Ce métier de presse, mérite-t-il des soutiens?
Le rôle de chien de garde qu’ont à jouer les médias est indispensable à la démocratie et c’est pourquoi les organismes onusiens comme l’Unesco ou ONUDC soutiennent activement les initiatives visant à renforcer le journalisme d’investigation à travers le monde. Le présent atelier s’inscrit dans cette logique. J’ose espérer qu’il va contribuer à poursuivre l’action de promotion du journalisme d’investigation, surtout dans le domaine de la lutte contre la drogue et la criminalité transnationale.
Avez-vous des conseils pour vos jeunes frères du métier, notamment, ceux de l’investigation ?
Je dirais à mes jeunes frères de vérifier, vérifier encore, vérifier toujours, avant d’écrire quoi que ce soit.
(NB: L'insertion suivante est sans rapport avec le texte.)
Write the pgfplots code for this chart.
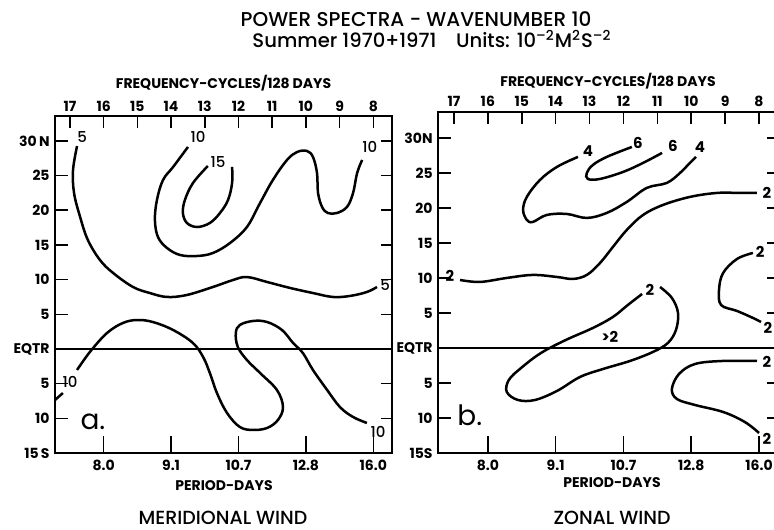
\documentclass[border=0pt]{standalone}
\usepackage{fontspec}
\setmainfont{Poppins}
\newfontfamily\pmed{Poppins Medium}
\usepackage{pgfplots}
\pgfplotsset{compat=1.18}
\pgfplotsset{
  common/.style={scale only axis, x dir=reverse, anchor=south west,
    axis line style={line width=0.9pt}, tick style={line width=0.8pt, black},
    tick align=inside,
    ticklabel style={font=\bfseries\fontsize{7}{8}\selectfont, inner sep=0pt}},
  geomA/.style={common, width=168.5pt, height=168.5pt, xmin=7.445, xmax=17.445, ymin=-15, ymax=33.6, at={(27.5pt,38pt)}},
  geomB/.style={common, width=170pt, height=170.5pt, xmin=7.44, xmax=17.47, ymin=-15, ymax=33.7, at={(219pt,38pt)}},
  botx/.style={xtick={8,10,12,14,16}, xticklabels={16.0,12.8,10.7,9.1,8.0}, xtick pos=left, xticklabel pos=left, ytick=\empty, major tick length=8.5pt, xticklabel style={anchor=north, yshift=-3.5pt}},
  topx/.style={xtick={8,9,10,11,12,13,14,15,16,17}, xticklabels={8,9,10,11,12,13,14,15,16,17}, xtick pos=right, xticklabel pos=right, ytick=\empty, major tick length=6pt, xticklabel style={anchor=base, yshift=#1}},
  lefty/.style={xtick=\empty, ytick={-15,-10,-5,0,5,10,15,20,25,30}, ytick pos=left, yticklabel pos=left, major tick length=6.5pt, yticklabel style={anchor=east, xshift=-2.5pt}},
  righty/.style={xtick=\empty, ytick={-10,-5,5,10,15,20,25,30}, ytick pos=right, yticklabels={}, major tick length=5.5pt},
  cont/.style={black, line width=1.25pt, smooth, tension=0.6, no marks},
}
\begin{document}
\begin{tikzpicture}
\useasboundingbox (0,0) rectangle (387pt,264.5pt);
% ---------------- Panel a: meridional wind
\begin{axis}[geomA, topx=2pt]\end{axis}
\begin{axis}[geomA, lefty, yticklabels={15\,S,10,5,EQTR,5,10,15,20,25,30\,N}]\end{axis}
\begin{axis}[geomA, righty]\end{axis}
\begin{axis}[geomA, botx]
\addplot[black, line width=0.7pt] coordinates {(7.445,0) (17.445,0)};
% contour 5 (north)
\addplot[cont] coordinates {(16.79,29.27) (16.91,25.81) (16.88,22.50) (16.70,19.04) (16.47,15.72) (16.11,12.83) (15.72,10.96) (15.13,8.94) (14.63,8.07) (14.12,7.50) (13.53,7.79) (12.76,8.94) (12.16,9.95) (11.75,10.38) (11.15,9.66) (10.47,8.80) (9.79,8.07) (9.20,7.50) (8.69,7.65) (8.19,8.22) (7.89,8.94)};
% contour 10 (north)
\addplot[cont] coordinates {(13.50,29.13) (13.94,26.25) (14.24,24.37) (14.42,21.49) (14.48,18.60) (14.39,16.15) (14.12,14.56) (13.73,13.55) (13.23,13.41) (12.76,13.84) (12.25,15.29) (11.75,17.59) (11.36,21.05) (10.98,24.37) (10.56,27.26) (10.26,28.41) (9.97,28.56) (9.79,27.69) (9.67,25.38) (9.64,22.50) (9.52,20.48) (9.35,19.61) (9.08,19.61) (8.78,20.48) (8.60,22.50) (8.48,25.38) (8.33,27.26)};
% contour 15
\addplot[cont] coordinates {(12.91,26.39) (13.35,23.94) (13.59,21.49) (13.65,19.61) (13.53,18.17) (13.23,17.59) (12.85,18.17) (12.55,19.61) (12.31,21.49) (12.19,23.94) (12.19,26.25)};
% contour 10 (south)
\addplot[cont] coordinates {(17.445,-7.36) (17.21,-6.35)};
\addplot[cont] coordinates {(16.79,-3.03) (16.41,-0.43) (15.90,2.31) (15.43,3.75) (15.01,4.18) (14.54,3.89) (13.94,2.74) (13.35,0.86) (13.05,-1.16) (12.85,-3.46) (12.64,-6.35) (12.34,-9.23) (11.96,-11.25) (11.57,-11.68) (11.15,-11.39) (10.83,-10.24) (10.68,-8.37) (10.86,-5.91) (11.36,-3.46) (11.75,-1.59) (12.02,0.29) (12.08,2.31) (11.96,3.46) (11.57,4.04) (11.15,3.89) (10.71,2.74) (10.38,0.86) (10.09,-0.58) (9.79,-3.03) (9.37,-5.91) (8.99,-8.37) (8.60,-9.81) (8.19,-10.67)};
\begin{scope}[every node/.style={font=\pmed\fontsize{7.5}{8}\selectfont, inner sep=0.5pt}]
\node at (axis cs:16.64,30.57) {5};
\node at (axis cs:13.20,30.57) {10};
\node at (axis cs:12.61,26.97) {15};
\node at (axis cs:8.10,29.13) {10};
\node at (axis cs:7.65,9.23) {5};
\node at (axis cs:17.0,-4.76) {10};
\node at (axis cs:7.86,-11.97) {10};
\end{scope}
\node[font=\fontsize{14}{14}\selectfont] at (axis cs:16.32,-10.53) {a.};
\end{axis}
% ---------------- Panel b: zonal wind
\begin{axis}[geomB, topx=2.5pt]\end{axis}
\begin{axis}[geomB, lefty, yticklabels={15S,10,5,EQTR,5,10,15,20,25,30N}]\end{axis}
\begin{axis}[geomB, righty]\end{axis}
\begin{axis}[geomB, botx]
\addplot[black, line width=0.7pt] coordinates {(7.44,0) (17.47,0)};
% contour 2 long
\addplot[cont] coordinates {(16.82,9.71) (16.23,9.43) (15.44,10.0) (14.67,10.43) (13.96,10.14) (13.49,9.86) (13.08,10.43) (12.69,12.14) (12.31,14.43) (11.90,16.86) (11.42,19.0) (10.83,20.43) (10.04,21.57) (9.24,22.14) (8.56,22.14) (8.06,22.14)};
% contour 4
\addplot[cont] coordinates {(13.34,27.29) (13.96,25.86) (14.46,24.0) (14.85,21.57) (14.96,19.71) (14.85,18.29) (14.67,18.0) (14.26,19.0) (13.67,19.14) (13.08,18.57) (12.49,19.29) (11.90,20.86) (11.31,22.86) (10.72,23.57) (10.33,25.0) (10.04,26.43) (9.86,27.29)};
% contour 6
\addplot[cont] coordinates {(11.75,28.71) (12.49,27.29) (12.90,26.14) (13.08,25.0) (13.05,24.14) (12.69,24.14) (12.01,25.14) (11.42,26.43) (10.86,27.86)};
% contour 2 right upper
\addplot[cont] coordinates {(8.18,13.57) (8.65,12.71) (9.06,10.71) (9.18,8.29) (9.12,6.14) (8.65,5.29) (8.18,4.29) (7.94,3.71)};
% contour 2 closed (>2)
\addplot[cont] coordinates {(10.92,8.71) (10.57,7.14) (10.39,5.0) (10.45,2.57) (10.69,0.71) (11.13,-0.57) (11.81,-1.86) (12.60,-3.0) (13.28,-4.14) (13.96,-6.14) (14.61,-7.43) (15.11,-7.43) (15.44,-6.29) (15.38,-4.57) (15.02,-2.86) (14.43,-0.71) (13.70,1.14) (12.90,2.86) (12.31,4.43) (11.87,6.14) (11.45,7.71)};
% contour 2 lower right
\addplot[cont] coordinates {(8.06,-1.86) (9.09,-1.86) (9.89,-2.29) (10.36,-3.71) (10.57,-5.86) (10.42,-7.29) (9.89,-8.14) (9.06,-9.14) (8.42,-10.57) (8.00,-12.14)};
\begin{scope}[every node/.style={font=\bfseries\fontsize{7.5}{8}\selectfont, inner sep=0.5pt}]
\node at (axis cs:17.12,10.29) {2};
\node at (axis cs:13.05,28.14) {4};
\node at (axis cs:11.57,29.29) {6};
\node at (axis cs:10.54,28.86) {6};
\node at (axis cs:9.74,28.71) {4};
\node at (axis cs:7.77,22.14) {2};
\node at (axis cs:7.97,13.71) {2};
\node at (axis cs:7.74,2.86) {2};
\node at (axis cs:11.22,8.29) {2};
\node at (axis cs:12.40,1.57) {>2};
\node at (axis cs:7.77,-2.0) {2};
\node at (axis cs:7.77,-13.0) {2};
\end{scope}
\node[font=\fontsize{14}{14}\selectfont] at (axis cs:16.53,-9.57) {b.};
\end{axis}
% ---------------- texts
\node[anchor=base, font=\pmed\fontsize{10}{12}\selectfont] at (208pt,251pt) {POWER SPECTRA - WAVENUMBER 10};
\node[anchor=base, font=\pmed\fontsize{9.8}{12}\selectfont] at (216pt,240.5pt) {Summer 1970+1971\quad Units: 10\textsuperscript{–2}M\textsuperscript{2}S\textsuperscript{–2}};
\node[anchor=base, font=\bfseries\fontsize{7}{8}\selectfont] at (111.75pt,220pt) {FREQUENCY-CYCLES/128 DAYS};
\node[anchor=base, font=\bfseries\fontsize{7}{8}\selectfont] at (304pt,221pt) {FREQUENCY-CYCLES/128 DAYS};
\node[anchor=base, font=\bfseries\fontsize{7}{8}\selectfont] at (112pt,19.5pt) {PERIOD-DAYS};
\node[anchor=base, font=\bfseries\fontsize{7}{8}\selectfont] at (306pt,21pt) {PERIOD-DAYS};
\node[anchor=base, font=\pmed\fontsize{9.5}{10}\selectfont] at (111.5pt,2.2pt) {MERIDIONAL WIND};
\node[anchor=base, font=\pmed\fontsize{9.5}{10}\selectfont] at (306pt,2.2pt) {ZONAL WIND};
\end{tikzpicture}
\end{document}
Avant toute chose, il faut comprendre toutes les facettes du sujet, prendre des notes, sélectionner les lieux, dénicher les spécialistes qui enrichiront le débat contradictoire. Nous fouinons, nous creusons, nous cherchons les sources les plus fiables. Il faut décrocher les entretiens, obtenir les autorisations de se déplacer, de filmer. Et vérifier, vérifier encore, vérifier toujours.